Making walkers always travel with military units would give them too much power in my mind and might get the walker 'stuck' between two, three, or more units, which are generally stationed over resources. I would give it a +60% chance to travel with military units, just a little bit over the + for a worked tile.

However this reminded me of a unit action I wanted to make called 'Patrol' that worked essentially like the Explore function, except the unit would NEVER leave the cultural borders of the civ that owned it. Right now you can get sort of a jury rigged set up going but only if your civ is A) on an Island (I always do this as England or Japan on a World Map) B) surrounded by mountains on all sides or C) have no open borders agreements with any of you neighbors. Being able to just tell a unit to patrol your borders would be extremely useful, although it would eat up system resources immensely once you have railroads.
 
I would love to see the game incorporate uncertain/fuzzy boarders, disputed territory, etc. Maybe if the level of influence two civs have on a plot is within a certain margin of each other (ie neither has a solid majority, say at least 65%), then that tile somehow belongs to both of them. Stationing a unit on disputed territory makes it effectively yours as long as you occupy it; otherwise, resources can't be gathered and food/production yeilds are reduced.

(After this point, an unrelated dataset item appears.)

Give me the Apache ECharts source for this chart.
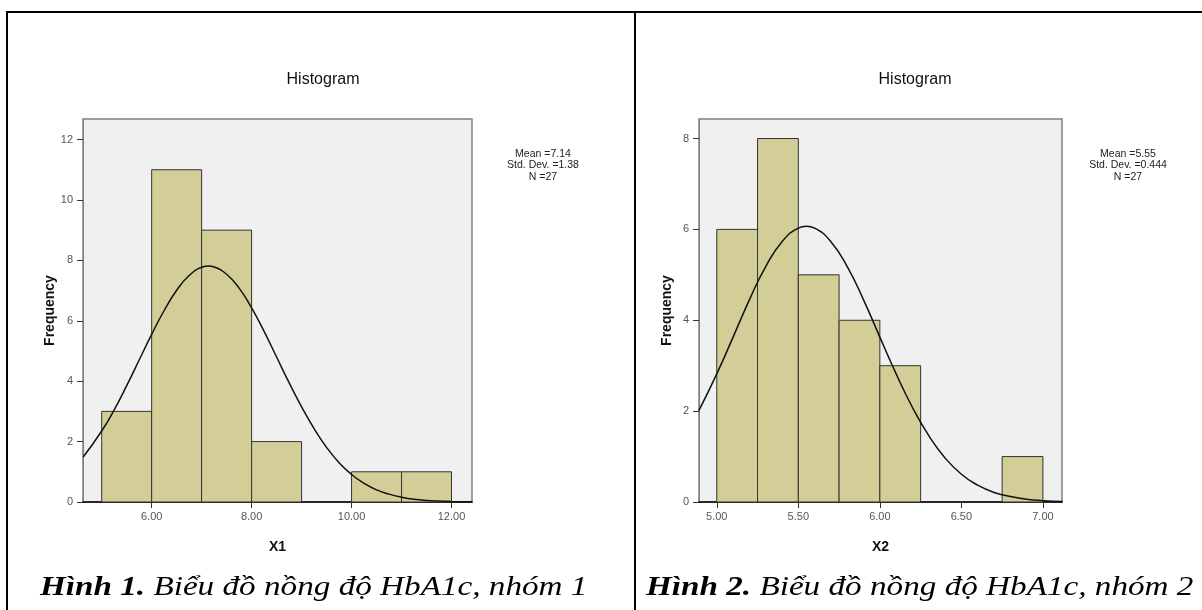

Using units to claim territory by force is generally a much-needed improvement. Units could simply have an "occupy" function that adds culture to the plots in question, as someone said above. Even have it work on uninhabited lands, so that 'laying claim' to an area with your military actually means something. I think 'cleansing' an area of foreign culture is decidedly un-PC and should be packaged as such if it's included at all.

I have absolutely no idea how to make more definable national boarders for later time periods, but I'd love to see someone try.
 
Vishaing said:
Making walkers always travel with military units would give them too much power in my mind and might get the walker 'stuck' between two, three, or more units, which are generally stationed over resources. I would give it a +60% chance to travel with military units, just a little bit over the + for a worked tile.

+100% chance doesn't mean "always"...it just doubles the base chance relative to all the other adjacent squares. Assuming no diagonal travel, and featureless, unimproved flatland, the walker has a 1/4 chance of going in each of the four cardinal directions. Place a military unit to the north, and that chance becomes 2/5, with a 1/5 chance of going in the other directions.

In the long run, it roughly doubles the culture production on squares with units, at the expense of culture production in other squares.